A fire station and clubhouse is being built in Lanesboro just south of the old Fowler store and is the subject of much discussion complimentary to the five-year-old Lanesboro volunteer fire department. Beside this evidence of activity, the department is planning another project — to supply the town with water piped and tapped through a faucet. This privilege will be in addition to two that have accrued already in the short span in which the department has been organized for service.

Beside the proficient work of the department in putting out flames, it also has been responsible in cutting down insurance rates in the center of town to the extent of 25 percent. The town now has only a small stream running nearly parallel with the state highway, from which to pump water to fires. The addition of water mains will be a considerable improvement.

The water will be procured from a drive well extending 700 feet into the ground, in the basement of the new fire house. The well is only three inches in diameter, but will flush pure artesian water when pumped by a small engine. Richard S.

Pritchard is chief and also treasurer of the fire department, which has more than 100 volunteer members. Elliott B. Smith is secretary.

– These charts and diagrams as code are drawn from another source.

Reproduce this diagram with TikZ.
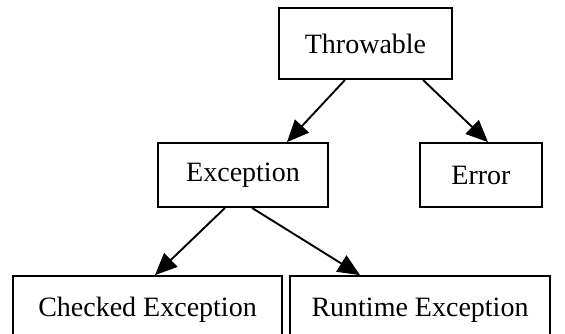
\documentclass[tikz,border=0pt]{standalone}
\usepackage{fontspec}
\setmainfont{Liberation Serif}
\usetikzlibrary{arrows.meta}
\begin{document}
\begin{tikzpicture}[x=1pt,y=-1pt,
  box/.style={draw,line width=1.8pt,inner sep=0pt,font=\fontsize{28}{34}\selectfont},
  arr/.style={line width=1.9pt,-{Triangle[length=22pt,width=19pt]}}]
\useasboundingbox (0,0) rectangle (565,333);
\clip (0,0) rectangle (565,333);
\fill[white] (0,0) rectangle (565,333);
\node[box,minimum width=173pt,minimum height=71pt] (T) at (365.5,43.5) {Throwable};
\node[box,minimum width=170pt,minimum height=64pt] (E) at (243,175) {Exception};
\node[box,minimum width=122pt,minimum height=64pt] (R) at (481,175) {Error};
\node[box,minimum width=269pt,minimum height=68pt] (C) at (147.5,310) {Checked Exception};
\node[box,minimum width=260pt,minimum height=68pt] (U) at (420,310) {Runtime Exception};
\draw[arr] ([xshift=-20.5pt]T.south) -- ([xshift=44pt]E.north);
\draw[arr] ([xshift=57.5pt]T.south) -- ([xshift=7pt]R.north);
\draw[arr] ([xshift=-18pt]E.south) -- ([xshift=7.5pt]C.north);
\draw[arr] ([xshift=9pt]E.south) -- ([xshift=-60pt]U.north);
\end{tikzpicture}
\end{document}
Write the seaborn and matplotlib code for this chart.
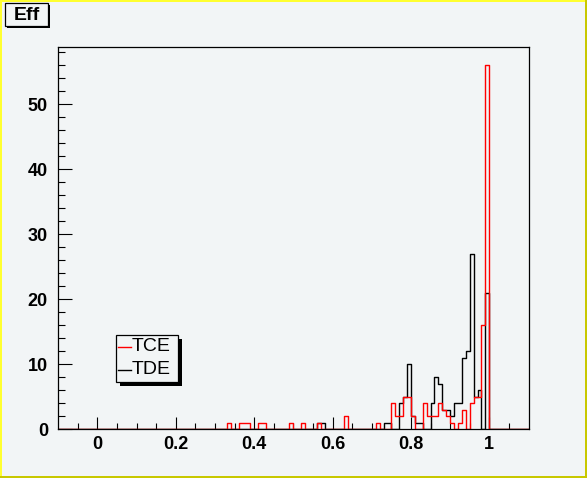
import numpy as np
import pandas as pd
import seaborn as sns
import matplotlib
matplotlib.use("Agg")
import matplotlib.pyplot as plt
from matplotlib.patches import Rectangle
from matplotlib.lines import Line2D
from matplotlib.transforms import IdentityTransform

# ---------------- data (bin centres, counts per bin of width 0.01) ----------------
x_min, x_max, n_bins = -0.1, 1.1, 120

tce_centers = [0.335, 0.365, 0.375, 0.385, 0.415, 0.425, 0.495, 0.525, 0.565, 0.635,
               0.715, 0.755, 0.765, 0.775, 0.785, 0.795, 0.805, 0.835, 0.845, 0.855,
               0.865, 0.875, 0.885, 0.895, 0.905, 0.925, 0.935, 0.955, 0.965, 0.975,
               0.985, 0.995]
tce_counts = [1, 1, 1, 1, 1, 1, 1, 1, 1, 2,
              1, 4, 2, 2, 5, 5, 2, 4, 2, 2,
              2, 4, 3, 2, 1, 1, 3, 4, 5, 5,
              16, 56]

tde_centers = [0.565, 0.575, 0.735, 0.745, 0.775, 0.785, 0.795, 0.805, 0.815, 0.825,
               0.855, 0.865, 0.875, 0.885, 0.895, 0.905, 0.915, 0.925, 0.935, 0.945,
               0.955, 0.965, 0.975, 0.995]
tde_counts = [1, 1, 1, 1, 4, 5, 10, 2, 1, 1,
              4, 8, 7, 3, 3, 2, 4, 4, 11, 12,
              27, 5, 6, 21]

x_major = [0, 0.2, 0.4, 0.6, 0.8, 1.0]
x_major_labels = ["0", "0.2", "0.4", "0.6", "0.8", "1"]
y_major = [0, 10, 20, 30, 40, 50]
series_names = ["TCE", "TDE"]
series_colors = ["#ff0000", "#000000"]

# ---------------- figure ----------------
W, H = 587, 478
BG = "#f2f5f6"
fig = plt.figure(figsize=(W / 100, H / 100), dpi=100)
fig.patch.set_facecolor(BG)

def fx(px):
    return px / W

def fy(py):
    return 1 - py / H

left, right, top, bottom = 58.3, 528.5, 47.3, 429.3
ax = fig.add_axes([fx(left), fy(bottom), fx(right) - fx(left), fy(top) - fy(bottom)])
ax.set_facecolor(BG)

df_tde = pd.DataFrame({"x": tde_centers, "w": tde_counts})
df_tce = pd.DataFrame({"x": tce_centers, "w": tce_counts})

sns.histplot(data=df_tde, x="x", weights="w", bins=n_bins, binrange=(x_min, x_max),
             element="step", fill=False, color=series_colors[1], linewidth=1.0, ax=ax)
sns.histplot(data=df_tce, x="x", weights="w", bins=n_bins, binrange=(x_min, x_max),
             element="step", fill=False, color=series_colors[0], linewidth=1.0, ax=ax)

ax.set_xlim(x_min, x_max)
ymax = 1.05 * max(max(tce_counts), max(tde_counts))
ax.set_ylim(0, ymax)
ax.set_xlabel("")
ax.set_ylabel("")

ax.set_xticks(x_major)
ax.set_xticklabels(x_major_labels)
ax.set_xticks([t for t in np.arange(-0.05, 1.0501, 0.05) if min(abs(t - m) for m in x_major) > 1e-6], minor=True)
ax.set_yticks(y_major)
ax.set_yticks([t for t in range(2, 59, 2) if t % 10 != 0], minor=True)

for lab in ax.get_xticklabels() + ax.get_yticklabels():
    lab.set_fontfamily("Liberation Sans")
    lab.set_fontweight("bold")
    lab.set_fontsize(13)

ax.tick_params(axis="x", which="major", direction="in", length=8.3, width=0.8, pad=5, colors="black")
ax.tick_params(axis="x", which="minor", direction="in", length=4.1, width=0.8)
ax.tick_params(axis="y", which="major", direction="in", length=10, width=0.8, pad=7.5)
ax.tick_params(axis="y", which="minor", direction="in", length=5, width=0.8)
ax.tick_params(top=False, right=False, which="both")
for s in ax.spines.values():
    s.set_color("black")
    s.set_linewidth(0.9)

# ---------------- decorations in pixel space ----------------
def prect(x0, y0, w, h, **kw):
    r = Rectangle((x0, H - y0 - h), w, h, transform=IdentityTransform(), **kw)
    fig.add_artist(r)
    return r

# canvas border
prect(0, 0, W, 2, facecolor="#ffff30", edgecolor="none")
prect(0, 0, 2, H, facecolor="#ffff30", edgecolor="none")
prect(W - 2, 0, 2, H, facecolor="#c8c800", edgecolor="none")
prect(0, H - 2, W, 2, facecolor="#c8c800", edgecolor="none")

# title box "Eff"
prect(7, 5, 43, 23, facecolor="black", edgecolor="none")
prect(5, 3, 43, 23, facecolor=BG, edgecolor="black", linewidth=0.9)
fig.text(fx(26.5), fy(15), "Eff", ha="center", va="center", fontsize=14,
         fontweight="bold", family="Liberation Sans")

# legend
lx0, ly0, lw, lh = 116, 335, 62, 47
prect(lx0 + 4, ly0 + 4, lw, lh, facecolor="black", edgecolor="none")
prect(lx0, ly0, lw, lh, facecolor=BG, edgecolor="black", linewidth=0.9)
entry_y = [346.5, 370]
for name, col, yy in zip(series_names, series_colors, entry_y):
    fig.add_artist(Line2D([fx(118), fx(131)], [fy(yy), fy(yy)], color=col, linewidth=1.0,
                          transform=fig.transFigure))
    fig.text(fx(131.5), fy(yy), name, ha="left", va="center", fontsize=14,
             family="Liberation Sans")

fig.savefig("out.png", dpi=100, facecolor=BG)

Archie K. Sloper, president of the Pittsfield Board of Underwriters and a resident of Lanesboro, has been a very interested silent worker for the cause. The firemen are called together by a siren which may be heard a mile distant.

The department was organized by citizens of the town with Harry Fowler as the first chief. Others have been Earl Bailey and Warren Newton. It bought a second-hand Reo truck and mounted on its stripped body from a pumper engine capable of throwing water about 385 feet.

The truck was equipped principally to fight forest fires. Besides the pumper the truck bore 1000 feet of hose on a reel. With it the department was successful in saving a large part of the Gunn’s grove colony of cottages at Pontoosuc Lake when four cottages burned to the ground in October, 1927.

The pumper truck recently went up Greylock for the first time a fire truck ever answered a call on the mountain.

It was used to prevent the flames of the burning summit house from spreading.